Fun breaks that cycle. It interrupts autopilot. It resets the nervous system. And it reminds us: There is space for enjoyment, not just obligation.
Two Ways to Bring Fun Back Into Leadership and Life
There are two accessible ways to bring joy back into our days: both powerful, both realistic, even for women who feel they “don’t have time” for fun.
1. Weave Fun Into What You’re Already Doing
This approach doesn’t require extra time, just intention. A few small moments can be enough to shift your energy:
- turning on uplifting music while working through emails
- adding a touch of humour to lighten a tense moment
- taking a short movement break to reset
- bringing a spark of creativity into a routine task
These touches may seem small, but they can make the day feel noticeably lighter.

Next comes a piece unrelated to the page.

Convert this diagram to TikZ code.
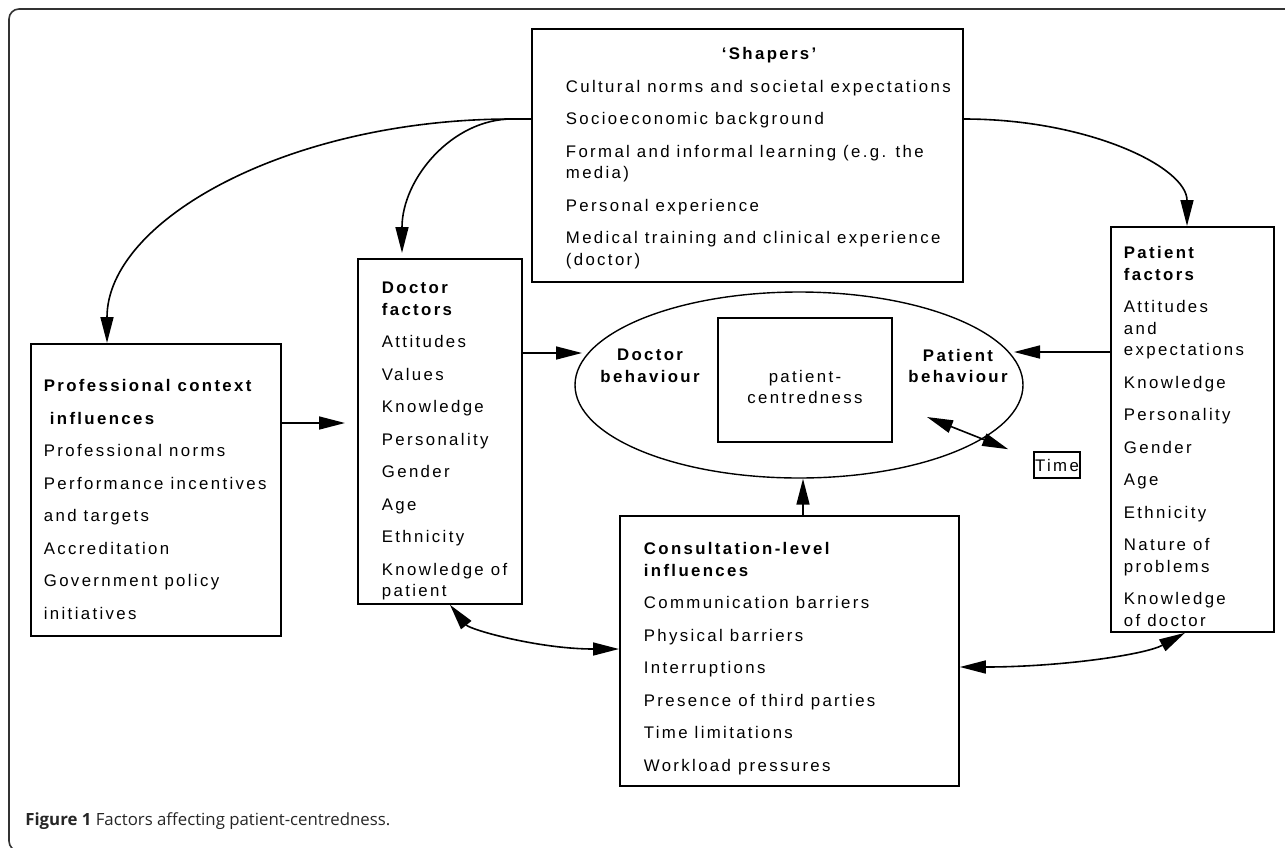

2. Create Space for Fun With No Practical Purpose
This is the one many women resist because we’re conditioned to be efficient and purposeful. But allowing time for joy — purely for the sake of joy — reconnects us to who we are underneath all our roles.
It can be as simple as:
- spending time on a hobby that energises you
- saying yes to a spontaneous outing
- enjoying a moment of laughter with a friend
- dancing in your kitchen
- reading purely for pleasure
These experiences don’t just feel good, they restore energy in a deep and lasting way.
Why Fun Makes Us Better Leaders
Fun isn’t a distraction from leadership; it strengthens it. When women intentionally invite small moments of joy into their day, everything shifts:
- Creativity rises, the mind becomes more flexible and open.
- Stress dissolves faster, fun helps the nervous system reset.
- Interactions become more connected, lightness adds warmth, patience, and presence.
- Perspective sharpens, joy lifts the emotional weight of responsibility.
Fun becomes a performance enhancer: fuelling resilience, supporting emotional balance, and helping women lead from a place of energy rather than depletion. A wonderful resource on this topic is Katherine Price’s book The Power of Fun: How to Feel Alive Again, which offers both insight and practical approaches for weaving more joy into everyday life. Joy is not a luxury. Fun is not frivolous. Play is not childish. They are energy sources. They are resilience tools. They are leadership skills. So ask yourself today: Where can I bring in just a little more fun?
Either woven into what you’re already doing, or created intentionally as a moment that’s simply for you. Your energy will thank you. And so will your leadership.